Blogging and ambition


When I started blogging in 2007, I had ambitions of being popular blogger with a certain amount of authority. Those ambitions burnt out within a year or two, as I realized I did not actually want to be a famous blogger, and would rather satisfy my own preferences in blogging. Why did I have such ambitions, and why did they burn out? More broadly, how do other creators experience ambition, and are there differences from my own experience?

Okay, so 2007. Towards the end of the Bush administration, when Bush reached peak disapproval. New atheism was just getting rolling, and blogs held a particularly important place in the conversation, much like lefttube or twitter hold an important place today. I was an undergrad, and had been reading blogs myself, starting with Phil Plait, Hemant Mehta, PZ Myers, and branching off into many smaller ones.

My ambition was to become as well-known as the big names, or perhaps at least one of the smaller ones.

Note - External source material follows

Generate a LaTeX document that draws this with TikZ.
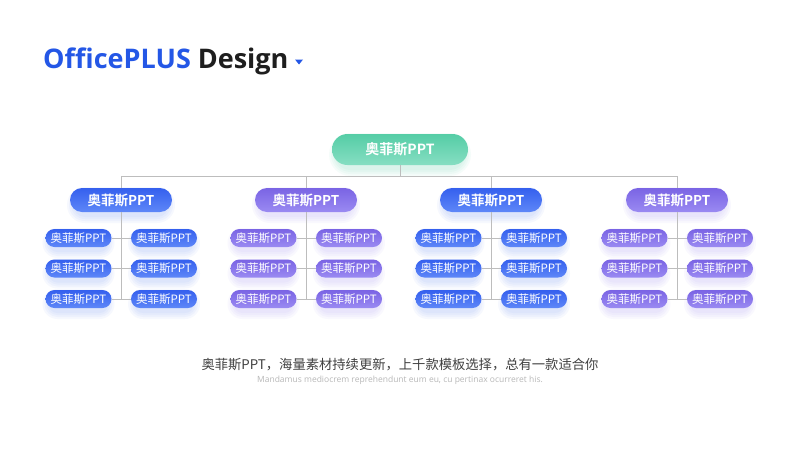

It’s hard to remember why I had this mentality, especially since I now see it as irrational. I suppose I had a lot of opinions to share, and believed my opinions were the Good Ones that would transform how we thought about stuff and resolve all the issues that bloggers argued about. I have always been very modest, and though nobody throughout my education would ever let me forget that I am “smart”, I have never felt that my opinions are super valuable just because they are my opinions. Nonetheless, in my experience reading blogs, there were countless places where I thought bloggers and other readers were missing something important, and I felt I could supply that something if only people would hear me.

These ambitions were dashed quickly, as I started blogging and received total silence. When you read blogs, you disproportionately read the kind of blogs that have readers, and when you write a blog, you disproportionately write the kind of blog that doesn’t. I knew that, but I still felt disappointed, and felt a bit silly for ever expecting anything different. I also realized that there was barely any way to dig out of the hole of obscurity. In the blogosphere, there are two major mechanisms to be “discovered”–either you get the attention of a more influential blogger, or you spend years leaving lots of insightful comments everywhere, with links back to your blog.

I eventually achieve success, to some degree. According to statistics that I compiled in 2015, my page views grew to 7k a month over the course of two years–which can be a lot or a little depending on your expectations. It translates to 1-2 comments on an average day. My readership never grew past that point, and is now a smidge smaller.

The growth was so gradual and slow that my ambitions had time to shrink down to size, as I gained self-knowledge about what I actually wanted from blogging. I like that my writing is providing value to someone other than myself, and I like that there are enough people around to keep me honest. But I also look at big name bloggers, and I realize how much work they must put into it, to blog several times a day. I realize that the things they write about are mostly not things I want to write about. I see that they bear a great responsibility to avoid mistakes because of the sheer number of people who would be misinformed. I see that they are subject to harassment. I don’t want any of that for myself.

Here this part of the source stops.